At a more palpable level, self-made cripples and seeing blind men are conniving with so-called spiritual masters to put up a show of their fake healing, all in an effort to convince an unquestioning flock that the masters hold sway over some divine powers that can make things right. Thus the deeper-level thinking that should go into the solution of ordinary problems has been mortgaged for fake miracles to satiate the craving appetites of the simple-minded folks and even the more educated elite.
That is why the nation is in intellectual stasis, because the leadership and the masses are conjoined as victims of the aficionados of sheer fakery who daily feed fat on their ignorance. And all have abandoned reasoning and logic as valid tools for the solution of any problem.
This belief in miracles is at the cornerstone of our intrinsic vulnerabilities that make us more prone to be gullible as a people. Remember that since independence, we have been duped several times by so-called political messiahs who descended on the stage promising milk and honey when the records of their own lives have nothing in them by way of experience or achievements. We were granted a so-called independence which nobody has as yet defined. And the whole bunch of our trained intellectuals and scholars and masses have congregated behind political adventurers, ardent ingrates and vintage traitors in the ill-founded notion that they will somehow solve our national problems when there is no evidence in their own lives that they have ever solved any of their personal problems.
So we are in a situation where the nation is ruled by a posse of arrant fraudsters whose only reason for being in politics is that it is their only pathway to fame and riches. Without politics, these do not have any wherewithal to succeed in life! But somehow, we have grown used to the unfounded faith that these deadbeats will perform some miracles to save our nation when they cannot save themselves without politics. We refuse to see that we have planted the wrong people in leadership positions and hence our problems as a nation. In this situation, no miracle will ever happen, and we are doomed to wait another thousand years for the solution of our national problems if we refuse to remove the malevolent malefactors that hold our nation in perpetual bondage.

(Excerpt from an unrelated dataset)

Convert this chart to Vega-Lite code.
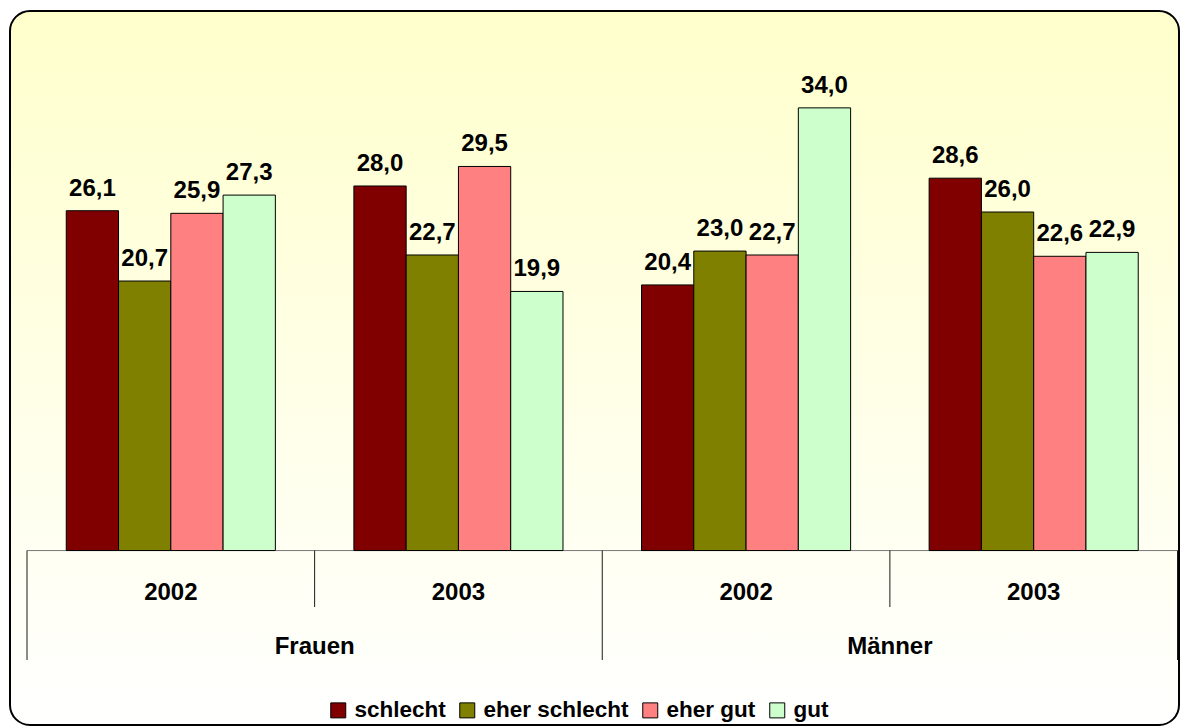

For several millennia, humankind lived in the darkness of superstition, magic and miracles. And the recent surge in scientific and technological inventions this last century has been possible due to humankind’s abandonment of simplistic and superstitious explanations to problems for a more scientific reasoning and analyses of causes and effects. Since the time of the enlightenment, concepts of witchcraft, magic and miracles have given way to complex scientific thinking as the preferred tool in resolving problems. Unfortunately, our society stubbornly holds on to the old discredited methods of witchcraft, magic and miracles.
That is why we have so far failed to resolve our problems. The time has therefore come for us to jettison the antiquated and simplistic ways of thinking and to grow the habit of reason and logic as the true ways of dealing with the multifarious problems that daily bedevil us. This is the only way in which to remain intellectually relevant in a world that is moving too fast around us.